__TASK DETAILS__. Copy verbatim the material from its first line to the line that holds "const titleLines = ['YILLARA", including that line.

__SOURCE MATERIAL__.

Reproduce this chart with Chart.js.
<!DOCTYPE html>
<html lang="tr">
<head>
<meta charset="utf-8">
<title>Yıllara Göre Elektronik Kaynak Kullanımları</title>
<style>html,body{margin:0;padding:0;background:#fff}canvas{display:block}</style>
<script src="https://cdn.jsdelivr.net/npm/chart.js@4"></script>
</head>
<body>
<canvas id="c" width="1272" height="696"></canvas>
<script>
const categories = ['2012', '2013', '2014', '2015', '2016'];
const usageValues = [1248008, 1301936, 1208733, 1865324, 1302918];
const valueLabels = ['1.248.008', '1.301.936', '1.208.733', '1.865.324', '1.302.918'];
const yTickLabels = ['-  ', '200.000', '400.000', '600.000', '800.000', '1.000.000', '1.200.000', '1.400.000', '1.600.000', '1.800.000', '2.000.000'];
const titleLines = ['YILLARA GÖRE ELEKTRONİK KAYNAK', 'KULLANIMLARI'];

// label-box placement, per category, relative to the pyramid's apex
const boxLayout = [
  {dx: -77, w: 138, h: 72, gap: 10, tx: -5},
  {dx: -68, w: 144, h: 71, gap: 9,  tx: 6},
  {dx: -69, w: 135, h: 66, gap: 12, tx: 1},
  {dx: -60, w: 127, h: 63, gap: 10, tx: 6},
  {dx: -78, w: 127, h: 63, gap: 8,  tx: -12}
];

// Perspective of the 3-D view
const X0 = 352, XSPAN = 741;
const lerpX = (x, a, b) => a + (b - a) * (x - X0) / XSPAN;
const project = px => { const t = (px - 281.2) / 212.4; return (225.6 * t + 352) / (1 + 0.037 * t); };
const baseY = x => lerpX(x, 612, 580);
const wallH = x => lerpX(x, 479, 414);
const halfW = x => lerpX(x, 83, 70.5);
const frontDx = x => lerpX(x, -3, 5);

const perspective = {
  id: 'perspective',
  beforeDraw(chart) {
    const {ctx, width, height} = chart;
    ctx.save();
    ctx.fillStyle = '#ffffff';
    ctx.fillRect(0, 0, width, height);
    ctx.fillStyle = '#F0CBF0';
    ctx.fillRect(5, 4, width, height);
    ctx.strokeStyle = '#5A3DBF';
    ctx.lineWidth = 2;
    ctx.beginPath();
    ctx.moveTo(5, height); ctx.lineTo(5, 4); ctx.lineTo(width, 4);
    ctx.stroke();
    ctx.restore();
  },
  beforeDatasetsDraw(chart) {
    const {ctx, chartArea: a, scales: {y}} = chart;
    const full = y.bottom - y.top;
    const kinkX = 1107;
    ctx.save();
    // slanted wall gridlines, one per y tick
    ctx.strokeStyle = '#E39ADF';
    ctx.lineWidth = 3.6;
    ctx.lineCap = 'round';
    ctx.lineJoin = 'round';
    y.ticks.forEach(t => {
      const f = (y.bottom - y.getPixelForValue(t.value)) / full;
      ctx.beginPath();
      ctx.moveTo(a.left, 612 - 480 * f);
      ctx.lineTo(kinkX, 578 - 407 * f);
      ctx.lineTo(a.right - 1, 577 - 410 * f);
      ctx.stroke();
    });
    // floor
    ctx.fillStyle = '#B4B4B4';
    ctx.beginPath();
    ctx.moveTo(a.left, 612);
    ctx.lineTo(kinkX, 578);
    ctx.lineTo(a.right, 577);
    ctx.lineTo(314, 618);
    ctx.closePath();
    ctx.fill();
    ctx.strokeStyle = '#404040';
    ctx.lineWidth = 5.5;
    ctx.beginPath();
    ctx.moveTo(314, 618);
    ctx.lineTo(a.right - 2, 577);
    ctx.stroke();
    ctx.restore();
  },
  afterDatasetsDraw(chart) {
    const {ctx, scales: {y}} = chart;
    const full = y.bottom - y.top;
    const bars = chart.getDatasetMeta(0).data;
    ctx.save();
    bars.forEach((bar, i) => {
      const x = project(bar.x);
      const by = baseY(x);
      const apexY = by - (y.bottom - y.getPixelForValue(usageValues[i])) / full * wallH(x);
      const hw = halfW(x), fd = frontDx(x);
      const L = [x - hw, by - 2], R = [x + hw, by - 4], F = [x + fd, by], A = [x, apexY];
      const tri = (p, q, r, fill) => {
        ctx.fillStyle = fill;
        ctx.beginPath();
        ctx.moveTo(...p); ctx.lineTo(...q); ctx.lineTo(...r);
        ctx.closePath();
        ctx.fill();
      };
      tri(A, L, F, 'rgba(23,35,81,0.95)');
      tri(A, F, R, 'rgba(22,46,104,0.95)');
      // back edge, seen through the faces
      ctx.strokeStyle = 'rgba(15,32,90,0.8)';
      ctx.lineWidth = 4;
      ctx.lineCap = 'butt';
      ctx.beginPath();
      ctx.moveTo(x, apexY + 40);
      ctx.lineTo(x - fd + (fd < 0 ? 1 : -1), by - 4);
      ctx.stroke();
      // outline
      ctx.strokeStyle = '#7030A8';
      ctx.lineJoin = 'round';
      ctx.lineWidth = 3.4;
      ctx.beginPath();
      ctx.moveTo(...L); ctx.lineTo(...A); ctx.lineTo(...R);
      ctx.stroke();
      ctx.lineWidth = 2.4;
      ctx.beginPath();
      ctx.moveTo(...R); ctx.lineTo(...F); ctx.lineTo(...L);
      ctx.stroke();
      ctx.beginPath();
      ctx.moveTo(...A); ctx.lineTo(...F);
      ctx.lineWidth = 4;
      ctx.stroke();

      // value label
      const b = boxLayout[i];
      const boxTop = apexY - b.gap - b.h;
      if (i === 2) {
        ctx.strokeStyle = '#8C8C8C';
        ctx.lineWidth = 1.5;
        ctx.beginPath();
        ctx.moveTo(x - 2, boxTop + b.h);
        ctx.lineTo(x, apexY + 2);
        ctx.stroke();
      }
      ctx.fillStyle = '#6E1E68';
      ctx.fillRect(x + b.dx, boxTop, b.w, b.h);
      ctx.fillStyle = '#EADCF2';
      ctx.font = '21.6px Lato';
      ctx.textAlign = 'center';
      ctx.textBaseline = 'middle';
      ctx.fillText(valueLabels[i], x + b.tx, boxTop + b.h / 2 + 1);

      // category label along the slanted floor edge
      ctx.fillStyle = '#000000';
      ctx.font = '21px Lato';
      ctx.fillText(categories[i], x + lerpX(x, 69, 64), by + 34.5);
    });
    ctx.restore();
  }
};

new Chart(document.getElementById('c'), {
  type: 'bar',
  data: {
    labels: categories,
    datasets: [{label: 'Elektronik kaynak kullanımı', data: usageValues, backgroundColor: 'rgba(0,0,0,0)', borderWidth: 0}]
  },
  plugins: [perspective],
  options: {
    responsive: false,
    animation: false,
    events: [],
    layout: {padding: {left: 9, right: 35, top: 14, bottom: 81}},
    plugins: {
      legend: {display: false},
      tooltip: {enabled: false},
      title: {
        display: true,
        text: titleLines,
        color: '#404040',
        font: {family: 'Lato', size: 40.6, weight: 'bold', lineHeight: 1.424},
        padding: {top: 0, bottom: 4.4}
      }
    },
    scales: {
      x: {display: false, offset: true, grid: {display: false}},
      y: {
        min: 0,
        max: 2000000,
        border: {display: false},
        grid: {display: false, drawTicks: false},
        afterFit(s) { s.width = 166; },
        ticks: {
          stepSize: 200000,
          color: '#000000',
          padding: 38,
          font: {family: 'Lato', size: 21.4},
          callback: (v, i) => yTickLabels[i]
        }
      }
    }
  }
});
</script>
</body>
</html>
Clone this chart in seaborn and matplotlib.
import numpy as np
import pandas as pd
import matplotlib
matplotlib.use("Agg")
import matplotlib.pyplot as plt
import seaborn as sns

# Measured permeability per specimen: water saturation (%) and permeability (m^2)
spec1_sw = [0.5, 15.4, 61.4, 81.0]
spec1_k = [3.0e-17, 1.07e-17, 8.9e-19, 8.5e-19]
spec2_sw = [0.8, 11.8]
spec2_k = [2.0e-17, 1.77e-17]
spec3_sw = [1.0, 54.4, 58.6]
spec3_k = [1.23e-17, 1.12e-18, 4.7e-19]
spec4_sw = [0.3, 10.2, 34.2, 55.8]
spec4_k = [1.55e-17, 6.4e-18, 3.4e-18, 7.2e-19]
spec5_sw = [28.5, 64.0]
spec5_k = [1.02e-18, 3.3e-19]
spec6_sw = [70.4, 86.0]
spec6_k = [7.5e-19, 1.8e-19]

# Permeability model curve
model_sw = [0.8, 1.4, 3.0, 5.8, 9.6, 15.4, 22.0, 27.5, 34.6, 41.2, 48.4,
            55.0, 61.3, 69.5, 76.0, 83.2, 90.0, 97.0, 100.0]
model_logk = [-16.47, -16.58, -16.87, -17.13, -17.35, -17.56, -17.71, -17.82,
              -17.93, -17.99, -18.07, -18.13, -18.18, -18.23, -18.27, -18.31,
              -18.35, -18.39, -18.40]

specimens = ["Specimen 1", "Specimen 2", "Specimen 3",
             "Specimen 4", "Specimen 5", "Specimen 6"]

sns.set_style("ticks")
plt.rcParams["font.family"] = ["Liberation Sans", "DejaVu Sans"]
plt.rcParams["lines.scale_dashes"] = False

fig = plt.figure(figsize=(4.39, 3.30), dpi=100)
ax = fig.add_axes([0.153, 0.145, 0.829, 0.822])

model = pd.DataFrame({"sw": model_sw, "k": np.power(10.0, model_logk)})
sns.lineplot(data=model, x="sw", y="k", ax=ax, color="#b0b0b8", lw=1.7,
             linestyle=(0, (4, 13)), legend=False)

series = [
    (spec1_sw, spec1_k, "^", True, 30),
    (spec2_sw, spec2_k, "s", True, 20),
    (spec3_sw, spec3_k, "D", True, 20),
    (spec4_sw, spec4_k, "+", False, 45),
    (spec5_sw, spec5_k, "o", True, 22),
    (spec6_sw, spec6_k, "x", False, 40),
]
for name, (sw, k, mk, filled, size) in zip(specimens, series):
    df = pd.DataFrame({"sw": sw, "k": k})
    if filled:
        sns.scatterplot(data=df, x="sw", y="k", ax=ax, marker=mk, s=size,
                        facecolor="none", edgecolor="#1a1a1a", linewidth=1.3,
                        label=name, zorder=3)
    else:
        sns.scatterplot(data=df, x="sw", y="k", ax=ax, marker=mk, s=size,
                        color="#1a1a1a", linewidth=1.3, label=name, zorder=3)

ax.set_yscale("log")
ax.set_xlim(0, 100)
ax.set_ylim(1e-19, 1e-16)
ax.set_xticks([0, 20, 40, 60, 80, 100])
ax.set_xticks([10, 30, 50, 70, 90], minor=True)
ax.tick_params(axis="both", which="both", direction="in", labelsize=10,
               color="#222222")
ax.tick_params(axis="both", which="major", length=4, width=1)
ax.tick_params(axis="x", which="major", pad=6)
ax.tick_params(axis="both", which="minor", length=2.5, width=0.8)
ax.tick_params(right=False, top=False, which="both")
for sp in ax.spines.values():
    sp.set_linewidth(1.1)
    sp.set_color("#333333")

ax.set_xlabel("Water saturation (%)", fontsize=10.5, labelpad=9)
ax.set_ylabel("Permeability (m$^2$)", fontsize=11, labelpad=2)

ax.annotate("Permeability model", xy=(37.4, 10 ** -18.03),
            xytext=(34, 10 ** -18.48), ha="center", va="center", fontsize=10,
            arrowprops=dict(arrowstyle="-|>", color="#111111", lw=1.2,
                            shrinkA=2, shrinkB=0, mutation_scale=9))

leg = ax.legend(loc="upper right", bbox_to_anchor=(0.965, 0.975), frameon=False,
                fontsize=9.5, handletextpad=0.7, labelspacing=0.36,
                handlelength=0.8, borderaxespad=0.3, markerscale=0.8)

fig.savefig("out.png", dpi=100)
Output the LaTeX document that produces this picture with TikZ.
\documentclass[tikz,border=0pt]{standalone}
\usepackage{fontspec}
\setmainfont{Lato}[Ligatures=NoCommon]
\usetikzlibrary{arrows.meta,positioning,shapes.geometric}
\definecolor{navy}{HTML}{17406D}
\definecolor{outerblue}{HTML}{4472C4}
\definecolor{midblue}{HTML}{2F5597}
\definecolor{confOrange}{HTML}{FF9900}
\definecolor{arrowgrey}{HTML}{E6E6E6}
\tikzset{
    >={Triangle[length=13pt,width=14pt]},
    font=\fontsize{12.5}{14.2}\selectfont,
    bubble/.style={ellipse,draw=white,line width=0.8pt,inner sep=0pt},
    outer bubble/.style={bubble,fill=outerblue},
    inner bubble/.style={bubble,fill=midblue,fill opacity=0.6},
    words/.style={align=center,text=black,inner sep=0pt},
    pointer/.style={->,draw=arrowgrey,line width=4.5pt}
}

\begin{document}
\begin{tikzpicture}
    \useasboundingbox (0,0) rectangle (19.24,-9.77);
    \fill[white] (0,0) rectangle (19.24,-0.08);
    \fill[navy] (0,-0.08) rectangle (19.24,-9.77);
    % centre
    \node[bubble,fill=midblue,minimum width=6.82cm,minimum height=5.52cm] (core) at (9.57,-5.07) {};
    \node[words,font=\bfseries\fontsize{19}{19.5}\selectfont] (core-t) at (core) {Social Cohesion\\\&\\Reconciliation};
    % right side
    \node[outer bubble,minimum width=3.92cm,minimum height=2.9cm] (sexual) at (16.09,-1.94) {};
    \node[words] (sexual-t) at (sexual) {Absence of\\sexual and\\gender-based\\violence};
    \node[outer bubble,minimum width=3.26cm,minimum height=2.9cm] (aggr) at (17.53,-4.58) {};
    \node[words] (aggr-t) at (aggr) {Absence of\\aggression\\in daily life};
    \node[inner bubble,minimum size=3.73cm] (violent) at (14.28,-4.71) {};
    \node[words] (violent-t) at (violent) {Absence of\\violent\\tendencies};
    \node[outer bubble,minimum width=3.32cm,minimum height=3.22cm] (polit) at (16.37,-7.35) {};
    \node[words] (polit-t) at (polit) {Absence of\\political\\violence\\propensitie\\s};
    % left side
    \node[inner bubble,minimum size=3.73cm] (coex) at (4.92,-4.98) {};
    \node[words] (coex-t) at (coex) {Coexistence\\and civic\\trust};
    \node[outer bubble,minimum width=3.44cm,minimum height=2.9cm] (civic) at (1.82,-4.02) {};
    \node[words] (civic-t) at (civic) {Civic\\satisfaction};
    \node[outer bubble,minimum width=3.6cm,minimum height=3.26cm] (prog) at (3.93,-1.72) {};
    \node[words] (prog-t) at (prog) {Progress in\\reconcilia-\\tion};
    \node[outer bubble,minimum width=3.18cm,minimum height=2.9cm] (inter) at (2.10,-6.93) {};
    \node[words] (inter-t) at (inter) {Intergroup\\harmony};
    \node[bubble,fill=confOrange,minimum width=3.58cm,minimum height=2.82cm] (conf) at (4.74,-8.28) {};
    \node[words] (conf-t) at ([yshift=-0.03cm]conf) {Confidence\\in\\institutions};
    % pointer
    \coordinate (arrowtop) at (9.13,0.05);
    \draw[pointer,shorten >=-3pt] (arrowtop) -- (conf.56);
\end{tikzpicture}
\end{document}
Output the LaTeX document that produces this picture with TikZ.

__TASK RESPONSE__.
Reproduce this chart with Chart.js.
<!DOCTYPE html>
<html lang="tr">
<head>
<meta charset="utf-8">
<title>Yıllara Göre Elektronik Kaynak Kullanımları</title>
<style>html,body{margin:0;padding:0;background:#fff}canvas{display:block}</style>
<script src="https://cdn.jsdelivr.net/npm/chart.js@4"></script>
</head>
<body>
<canvas id="c" width="1272" height="696"></canvas>
<script>
const categories = ['2012', '2013', '2014', '2015', '2016'];
const usageValues = [1248008, 1301936, 1208733, 1865324, 1302918];
const valueLabels = ['1.248.008', '1.301.936', '1.208.733', '1.865.324', '1.302.918'];
const yTickLabels = ['-  ', '200.000', '400.000', '600.000', '800.000', '1.000.000', '1.200.000', '1.400.000', '1.600.000', '1.800.000', '2.000.000'];
const titleLines = ['YILLARA GÖRE ELEKTRONİK KAYNAK', 'KULLANIMLARI'];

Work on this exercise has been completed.